Reproduce the material below line by line, beginning with its first line and ending with the line that contains "from matplotlib.ticker import"; leave out pictures.

## BEGIN AVAILABLE DATA

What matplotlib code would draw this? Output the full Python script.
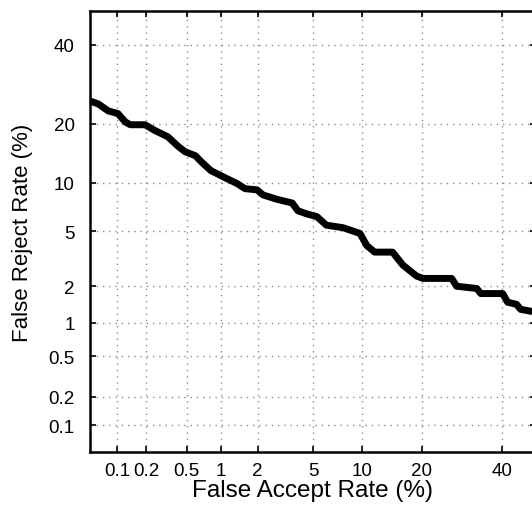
from statistics import NormalDist

import numpy as np
import matplotlib
matplotlib.use("Agg")
import matplotlib.pyplot as plt
from matplotlib.ticker import FixedLocator, FixedFormatter, NullLocator

# DET curve (percent)
far = [0.050, 0.062, 0.080, 0.102, 0.122, 0.138, 0.196, 0.248, 0.33, 0.41,
       0.48, 0.60, 0.67, 0.82, 1.05, 1.37, 1.59, 1.98, 2.2, 2.8,
       3.6, 3.95, 4.55, 5.3, 6.1, 7.7, 9.7, 10.6, 11.7, 14.5,
       16.3, 18.9, 20.2, 26.7, 27.9, 33.1, 34.2, 40.3, 41.7, 44.3,
       45.5, 48.7, 50.0]
frr = [25.1, 24.4, 22.8, 22.2, 20.4, 19.8, 19.8, 18.6, 17.4, 15.7,
       14.7, 14.0, 13.1, 11.7, 10.8, 9.9, 9.25, 9.1, 8.5, 8.0,
       7.6, 6.8, 6.5, 6.25, 5.5, 5.3, 4.85, 4.0, 3.6, 3.6,
       2.9, 2.4, 2.3, 2.3, 2.0, 1.92, 1.75, 1.75, 1.49, 1.43,
       1.30, 1.25, 1.18]

ticks = [0.1, 0.2, 0.5, 1, 2, 5, 10, 20, 40]
tick_labels = ["0.1", "0.2", "0.5", "1", "2", "5", "10", "20", "40"]
lim = (0.05, 50)

_nd = NormalDist()
_ppf = np.vectorize(_nd.inv_cdf, otypes=[float])
_cdf = np.vectorize(_nd.cdf, otypes=[float])


def fwd(p):
    p = np.clip(np.asarray(p, dtype=float) / 100.0, 1e-9, 1 - 1e-9)
    return _ppf(p)


def inv(z):
    return _cdf(np.asarray(z, dtype=float)) * 100.0


def main():
    plt.rcParams["font.family"] = ["Liberation Sans", "DejaVu Sans"]

    fig = plt.figure(figsize=(5.32, 5.06), dpi=100)
    ax = fig.add_axes([90 / 532, 53 / 506, 446 / 532, 441 / 506])

    ax.set_xscale("function", functions=(fwd, inv))
    ax.set_yscale("function", functions=(fwd, inv))
    ax.set_xlim(*lim)
    ax.set_ylim(*lim)

    for axis in (ax.xaxis, ax.yaxis):
        axis.set_major_locator(FixedLocator(ticks))
        axis.set_major_formatter(FixedFormatter(tick_labels))
        axis.set_minor_locator(NullLocator())

    ax.grid(True, color="#8c8c8c", linestyle=(0, (1, 3.5)), linewidth=1.0)
    ax.set_axisbelow(True)

    ax.plot(far, frr, color="black", linewidth=5, solid_joinstyle="round",
            solid_capstyle="butt")

    for s in ax.spines.values():
        s.set_linewidth(1.8)
    ax.tick_params(which="major", direction="in", top=True, right=True,
                   length=4, width=1.2, labelsize=13.5)
    ax.tick_params(axis="x", pad=7)
    ax.tick_params(axis="y", pad=11)

    ax.set_xlabel("False Accept Rate (%)", fontsize=17.5, labelpad=0)
    ax.set_ylabel("False Reject Rate (%)", fontsize=16, labelpad=11)

    fig.savefig("out.png", dpi=100)
    plt.close(fig)


if __name__ == "__main__":
    main()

## END AVAILABLE DATA

## RESPONSE FOR THIS EXERCISE
What matplotlib code would draw this? Output the full Python script.
from statistics import NormalDist

import numpy as np
import matplotlib
matplotlib.use("Agg")
import matplotlib.pyplot as plt
from matplotlib.ticker import FixedLocator, FixedFormatter, NullLocator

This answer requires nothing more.